In the past few years, I have noticed that Ron’s heart has significantly grown in its capacity to love as he has cared for my parents, exclusively my mother now. He lives right beside my mom and has assumed the role of proprietor of the few acres of land we all lovingly refer to as “Loydsville.” Ron, along with my sister Kim, see to it that my mother’s needs are met and that she is well cared for during her season of dotage. I know that mom is very appreciative of both of them, and my oldest brother Jimmy and I will always be grateful for their service as time and circumstances have both moved us away from the homestead.
But Ronald’s heart has grown in other ways as well. Most significantly, I think, by adopting his grandson Kason. If you follow Ronald on Facebook, you are well acquainted with the fact that he and Kason are inseparable. There is a joy that is communicated in Ron’s words and actions anytime Kason is involved.

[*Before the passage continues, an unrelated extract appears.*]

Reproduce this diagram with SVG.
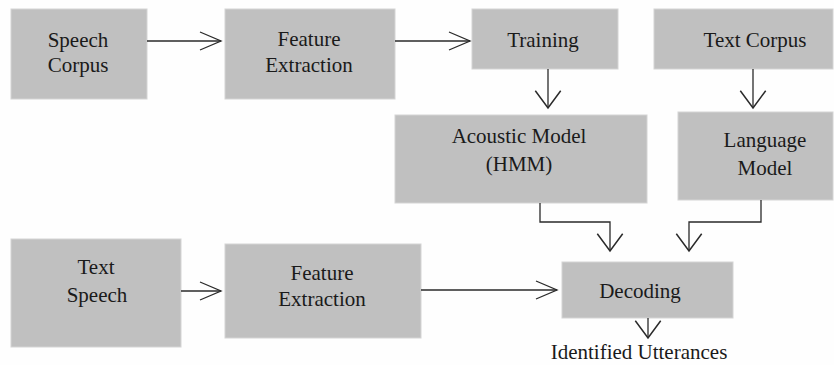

This is a gift, as not everyone is privileged to be trusted with the stewardship of children at such an advanced season of life. Ron still possesses that capacity to play as many of his posts feature him and Kason doing exactly that, with their beloved Basset hound “Buck” not too far behind in many of the pictures. Kason can be seen frolicking up and down the levee that borders Loydsville or traipsing through the tall cotton and flat lands of the Delta. Much like Ron and I did as we were children.
There is a beautiful continuity of time in these images that reads like poetry. Ron has a relationship to the land that he lives on, much like my Dad before him, and my Grandmother before them both, it is hard for me to imagine my brother anywhere else in the world than right there. Ron is a fixture, a landmark, a touchstone linking the past, present, and future together. Ron is at his best what all of us should aspire to be, and in his weaker moments he is what all of us are -humans trying to do our best in an uncooperative world.
So many call him Ron, others call him Rondald. A few call him “Pappy” fewer still call him “Dad.” Generations have called him “Mr. Loyd” as they climb on and off his bus. I’m proud to call him my big brother and I love him very much.